Data segment:
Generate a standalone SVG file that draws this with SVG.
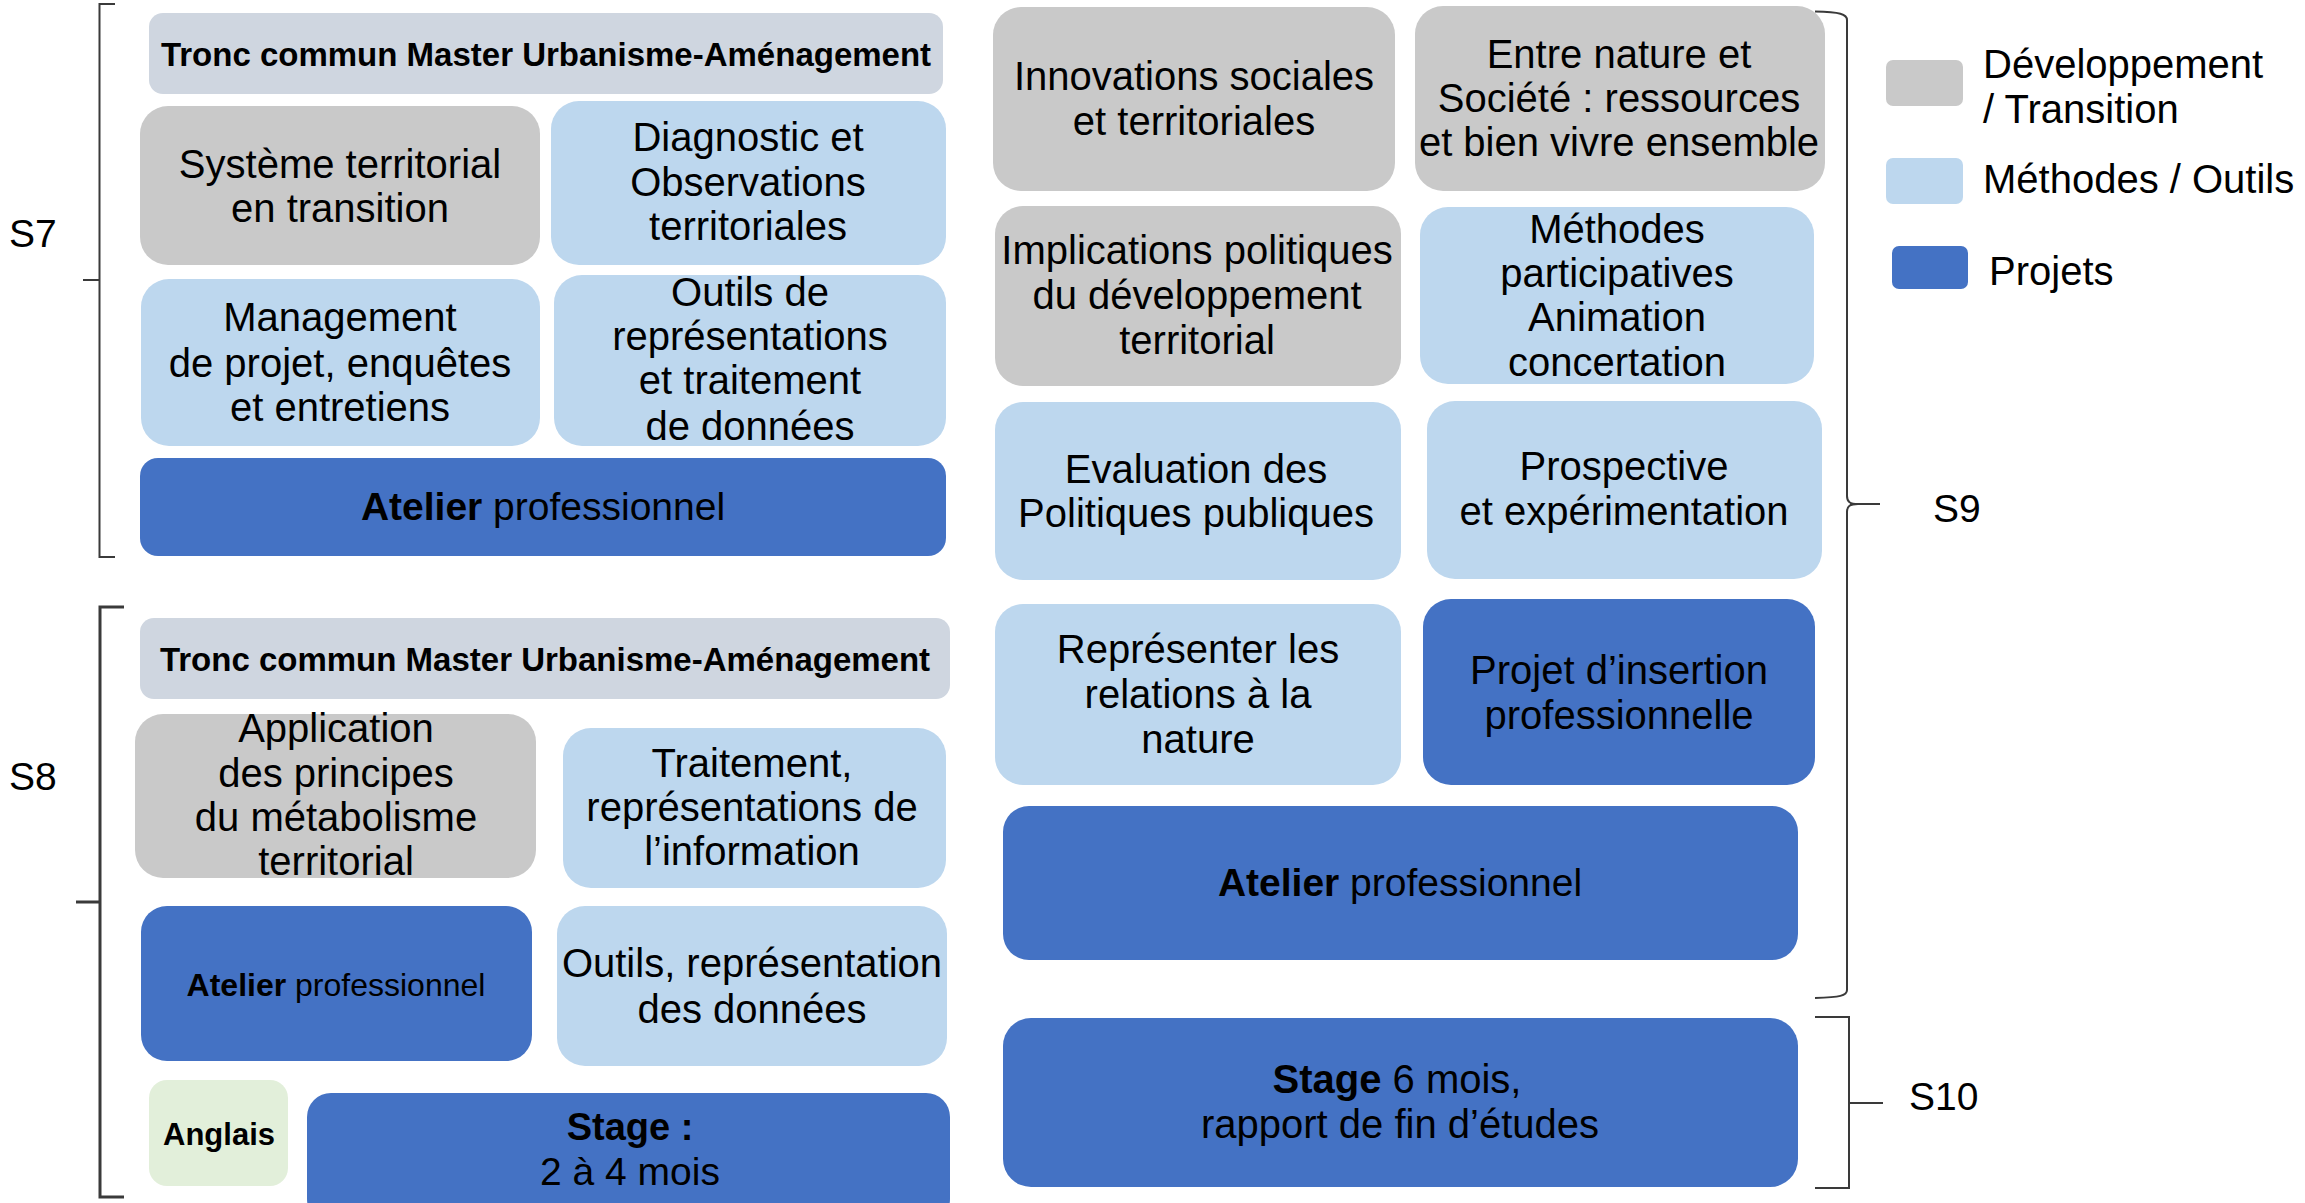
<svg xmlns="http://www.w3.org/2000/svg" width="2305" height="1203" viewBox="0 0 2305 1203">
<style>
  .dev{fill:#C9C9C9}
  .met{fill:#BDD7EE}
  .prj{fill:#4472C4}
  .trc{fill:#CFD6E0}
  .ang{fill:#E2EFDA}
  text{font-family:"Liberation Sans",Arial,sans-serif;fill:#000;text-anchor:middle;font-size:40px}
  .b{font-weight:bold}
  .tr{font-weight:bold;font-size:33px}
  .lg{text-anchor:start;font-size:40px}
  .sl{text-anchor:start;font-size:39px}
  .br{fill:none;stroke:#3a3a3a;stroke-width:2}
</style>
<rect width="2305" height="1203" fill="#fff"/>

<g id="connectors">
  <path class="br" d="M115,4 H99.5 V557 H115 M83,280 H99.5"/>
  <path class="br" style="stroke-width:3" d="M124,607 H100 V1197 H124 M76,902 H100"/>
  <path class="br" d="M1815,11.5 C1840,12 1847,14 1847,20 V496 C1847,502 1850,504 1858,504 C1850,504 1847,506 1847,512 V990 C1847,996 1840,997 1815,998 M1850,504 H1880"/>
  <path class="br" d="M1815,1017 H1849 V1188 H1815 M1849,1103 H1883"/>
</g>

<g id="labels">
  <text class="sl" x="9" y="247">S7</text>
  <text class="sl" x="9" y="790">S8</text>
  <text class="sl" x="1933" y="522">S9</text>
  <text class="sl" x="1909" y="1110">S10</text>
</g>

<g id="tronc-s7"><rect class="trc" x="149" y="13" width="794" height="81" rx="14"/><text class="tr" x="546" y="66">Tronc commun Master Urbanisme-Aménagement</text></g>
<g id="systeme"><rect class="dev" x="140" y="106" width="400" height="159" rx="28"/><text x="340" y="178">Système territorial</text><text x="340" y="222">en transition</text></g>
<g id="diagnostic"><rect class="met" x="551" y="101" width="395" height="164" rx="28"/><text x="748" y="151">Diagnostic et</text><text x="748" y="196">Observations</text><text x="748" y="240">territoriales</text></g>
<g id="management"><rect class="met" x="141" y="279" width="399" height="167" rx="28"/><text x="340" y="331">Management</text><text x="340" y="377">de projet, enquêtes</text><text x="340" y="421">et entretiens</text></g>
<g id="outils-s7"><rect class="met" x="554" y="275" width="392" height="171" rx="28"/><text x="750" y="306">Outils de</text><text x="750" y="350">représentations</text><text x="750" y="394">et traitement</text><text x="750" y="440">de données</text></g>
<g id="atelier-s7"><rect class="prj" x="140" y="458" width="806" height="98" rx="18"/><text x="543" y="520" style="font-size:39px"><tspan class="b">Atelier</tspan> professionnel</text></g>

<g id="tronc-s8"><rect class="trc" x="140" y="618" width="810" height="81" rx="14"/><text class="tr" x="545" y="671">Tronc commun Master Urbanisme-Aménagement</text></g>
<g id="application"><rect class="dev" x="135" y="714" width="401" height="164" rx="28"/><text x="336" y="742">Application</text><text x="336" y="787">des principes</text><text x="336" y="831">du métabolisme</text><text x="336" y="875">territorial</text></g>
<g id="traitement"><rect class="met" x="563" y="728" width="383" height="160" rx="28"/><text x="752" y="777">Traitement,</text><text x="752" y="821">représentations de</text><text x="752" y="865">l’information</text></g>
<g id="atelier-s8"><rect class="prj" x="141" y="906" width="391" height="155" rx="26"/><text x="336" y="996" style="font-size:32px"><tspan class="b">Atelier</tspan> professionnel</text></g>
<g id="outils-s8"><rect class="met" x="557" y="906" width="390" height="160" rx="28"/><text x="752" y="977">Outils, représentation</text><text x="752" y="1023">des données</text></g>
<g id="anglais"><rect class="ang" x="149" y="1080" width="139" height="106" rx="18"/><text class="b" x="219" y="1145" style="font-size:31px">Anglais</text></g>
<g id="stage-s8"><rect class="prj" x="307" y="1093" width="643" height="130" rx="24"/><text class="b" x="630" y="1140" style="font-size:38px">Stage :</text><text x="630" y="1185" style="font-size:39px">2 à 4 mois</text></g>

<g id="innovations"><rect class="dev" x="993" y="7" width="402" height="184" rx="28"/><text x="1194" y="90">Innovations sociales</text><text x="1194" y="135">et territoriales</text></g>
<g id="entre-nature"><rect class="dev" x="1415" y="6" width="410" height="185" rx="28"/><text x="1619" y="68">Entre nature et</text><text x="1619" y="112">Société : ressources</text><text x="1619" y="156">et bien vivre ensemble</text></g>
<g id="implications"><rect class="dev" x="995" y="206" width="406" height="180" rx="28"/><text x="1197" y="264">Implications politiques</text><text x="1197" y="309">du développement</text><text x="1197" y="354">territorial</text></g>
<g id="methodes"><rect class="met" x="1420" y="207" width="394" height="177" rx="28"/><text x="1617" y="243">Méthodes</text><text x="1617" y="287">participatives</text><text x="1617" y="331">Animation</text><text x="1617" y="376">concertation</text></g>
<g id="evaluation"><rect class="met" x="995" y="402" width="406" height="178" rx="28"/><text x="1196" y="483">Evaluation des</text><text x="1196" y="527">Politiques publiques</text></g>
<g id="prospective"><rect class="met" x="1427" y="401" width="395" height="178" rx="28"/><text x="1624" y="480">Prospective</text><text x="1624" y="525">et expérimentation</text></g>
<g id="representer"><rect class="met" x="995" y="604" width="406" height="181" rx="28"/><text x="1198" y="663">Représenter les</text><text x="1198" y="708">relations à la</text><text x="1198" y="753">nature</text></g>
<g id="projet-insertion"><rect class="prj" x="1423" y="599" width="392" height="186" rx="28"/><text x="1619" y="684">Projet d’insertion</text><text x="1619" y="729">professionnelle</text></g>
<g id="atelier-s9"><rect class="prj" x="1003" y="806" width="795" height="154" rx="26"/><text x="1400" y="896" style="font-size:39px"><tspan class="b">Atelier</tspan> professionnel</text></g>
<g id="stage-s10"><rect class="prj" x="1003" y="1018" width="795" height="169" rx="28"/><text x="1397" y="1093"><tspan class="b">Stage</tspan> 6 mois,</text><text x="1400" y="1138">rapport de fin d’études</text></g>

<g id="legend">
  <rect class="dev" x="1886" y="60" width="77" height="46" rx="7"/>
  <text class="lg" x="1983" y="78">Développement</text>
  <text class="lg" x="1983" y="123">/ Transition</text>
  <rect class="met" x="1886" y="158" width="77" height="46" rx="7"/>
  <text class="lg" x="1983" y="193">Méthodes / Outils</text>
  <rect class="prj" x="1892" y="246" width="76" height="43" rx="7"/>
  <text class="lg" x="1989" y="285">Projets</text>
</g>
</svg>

Task requirements:
Copy the material above exactly and drop the pictures.

Finished exercise:
Generate a standalone SVG file that draws this with SVG.
<svg xmlns="http://www.w3.org/2000/svg" width="2305" height="1203" viewBox="0 0 2305 1203">
<style>
  .dev{fill:#C9C9C9}
  .met{fill:#BDD7EE}
  .prj{fill:#4472C4}
  .trc{fill:#CFD6E0}
  .ang{fill:#E2EFDA}
  text{font-family:"Liberation Sans",Arial,sans-serif;fill:#000;text-anchor:middle;font-size:40px}
  .b{font-weight:bold}
  .tr{font-weight:bold;font-size:33px}
  .lg{text-anchor:start;font-size:40px}
  .sl{text-anchor:start;font-size:39px}
  .br{fill:none;stroke:#3a3a3a;stroke-width:2}
</style>
<rect width="2305" height="1203" fill="#fff"/>

<g id="connectors">
  <path class="br" d="M115,4 H99.5 V557 H115 M83,280 H99.5"/>
  <path class="br" style="stroke-width:3" d="M124,607 H100 V1197 H124 M76,902 H100"/>
  <path class="br" d="M1815,11.5 C1840,12 1847,14 1847,20 V496 C1847,502 1850,504 1858,504 C1850,504 1847,506 1847,512 V990 C1847,996 1840,997 1815,998 M1850,504 H1880"/>
  <path class="br" d="M1815,1017 H1849 V1188 H1815 M1849,1103 H1883"/>
</g>

<g id="labels">
  <text class="sl" x="9" y="247">S7</text>
  <text class="sl" x="9" y="790">S8</text>
  <text class="sl" x="1933" y="522">S9</text>
  <text class="sl" x="1909" y="1110">S10</text>
</g>

<g id="tronc-s7"><rect class="trc" x="149" y="13" width="794" height="81" rx="14"/><text class="tr" x="546" y="66">Tronc commun Master Urbanisme-Aménagement</text></g>
<g id="systeme"><rect class="dev" x="140" y="106" width="400" height="159" rx="28"/><text x="340" y="178">Système territorial</text><text x="340" y="222">en transition</text></g>
<g id="diagnostic"><rect class="met" x="551" y="101" width="395" height="164" rx="28"/><text x="748" y="151">Diagnostic et</text><text x="748" y="196">Observations</text><text x="748" y="240">territoriales</text></g>
<g id="management"><rect class="met" x="141" y="279" width="399" height="167" rx="28"/><text x="340" y="331">Management</text><text x="340" y="377">de projet, enquêtes</text><text x="340" y="421">et entretiens</text></g>
<g id="outils-s7"><rect class="met" x="554" y="275" width="392" height="171" rx="28"/><text x="750" y="306">Outils de</text><text x="750" y="350">représentations</text><text x="750" y="394">et traitement</text><text x="750" y="440">de données</text></g>
<g id="atelier-s7"><rect class="prj" x="140" y="458" width="806" height="98" rx="18"/><text x="543" y="520" style="font-size:39px"><tspan class="b">Atelier</tspan> professionnel</text></g>

<g id="tronc-s8"><rect class="trc" x="140" y="618" width="810" height="81" rx="14"/><text class="tr" x="545" y="671">Tronc commun Master Urbanisme-Aménagement</text></g>
<g id="application"><rect class="dev" x="135" y="714" width="401" height="164" rx="28"/><text x="336" y="742">Application</text><text x="336" y="787">des principes</text><text x="336" y="831">du métabolisme</text><text x="336" y="875">territorial</text></g>
<g id="traitement"><rect class="met" x="563" y="728" width="383" height="160" rx="28"/><text x="752" y="777">Traitement,</text><text x="752" y="821">représentations de</text><text x="752" y="865">l’information</text></g>
<g id="atelier-s8"><rect class="prj" x="141" y="906" width="391" height="155" rx="26"/><text x="336" y="996" style="font-size:32px"><tspan class="b">Atelier</tspan> professionnel</text></g>
<g id="outils-s8"><rect class="met" x="557" y="906" width="390" height="160" rx="28"/><text x="752" y="977">Outils, représentation</text><text x="752" y="1023">des données</text></g>
<g id="anglais"><rect class="ang" x="149" y="1080" width="139" height="106" rx="18"/><text class="b" x="219" y="1145" style="font-size:31px">Anglais</text></g>
<g id="stage-s8"><rect class="prj" x="307" y="1093" width="643" height="130" rx="24"/><text class="b" x="630" y="1140" style="font-size:38px">Stage :</text><text x="630" y="1185" style="font-size:39px">2 à 4 mois</text></g>

<g id="innovations"><rect class="dev" x="993" y="7" width="402" height="184" rx="28"/><text x="1194" y="90">Innovations sociales</text><text x="1194" y="135">et territoriales</text></g>
<g id="entre-nature"><rect class="dev" x="1415" y="6" width="410" height="185" rx="28"/><text x="1619" y="68">Entre nature et</text><text x="1619" y="112">Société : ressources</text><text x="1619" y="156">et bien vivre ensemble</text></g>
<g id="implications"><rect class="dev" x="995" y="206" width="406" height="180" rx="28"/><text x="1197" y="264">Implications politiques</text><text x="1197" y="309">du développement</text><text x="1197" y="354">territorial</text></g>
<g id="methodes"><rect class="met" x="1420" y="207" width="394" height="177" rx="28"/><text x="1617" y="243">Méthodes</text><text x="1617" y="287">participatives</text><text x="1617" y="331">Animation</text><text x="1617" y="376">concertation</text></g>
<g id="evaluation"><rect class="met" x="995" y="402" width="406" height="178" rx="28"/><text x="1196" y="483">Evaluation des</text><text x="1196" y="527">Politiques publiques</text></g>
<g id="prospective"><rect class="met" x="1427" y="401" width="395" height="178" rx="28"/><text x="1624" y="480">Prospective</text><text x="1624" y="525">et expérimentation</text></g>
<g id="representer"><rect class="met" x="995" y="604" width="406" height="181" rx="28"/><text x="1198" y="663">Représenter les</text><text x="1198" y="708">relations à la</text><text x="1198" y="753">nature</text></g>
<g id="projet-insertion"><rect class="prj" x="1423" y="599" width="392" height="186" rx="28"/><text x="1619" y="684">Projet d’insertion</text><text x="1619" y="729">professionnelle</text></g>
<g id="atelier-s9"><rect class="prj" x="1003" y="806" width="795" height="154" rx="26"/><text x="1400" y="896" style="font-size:39px"><tspan class="b">Atelier</tspan> professionnel</text></g>
<g id="stage-s10"><rect class="prj" x="1003" y="1018" width="795" height="169" rx="28"/><text x="1397" y="1093"><tspan class="b">Stage</tspan> 6 mois,</text><text x="1400" y="1138">rapport de fin d’études</text></g>

<g id="legend">
  <rect class="dev" x="1886" y="60" width="77" height="46" rx="7"/>
  <text class="lg" x="1983" y="78">Développement</text>
  <text class="lg" x="1983" y="123">/ Transition</text>
  <rect class="met" x="1886" y="158" width="77" height="46" rx="7"/>
  <text class="lg" x="1983" y="193">Méthodes / Outils</text>
  <rect class="prj" x="1892" y="246" width="76" height="43" rx="7"/>
  <text class="lg" x="1989" y="285">Projets</text>
</g>
</svg>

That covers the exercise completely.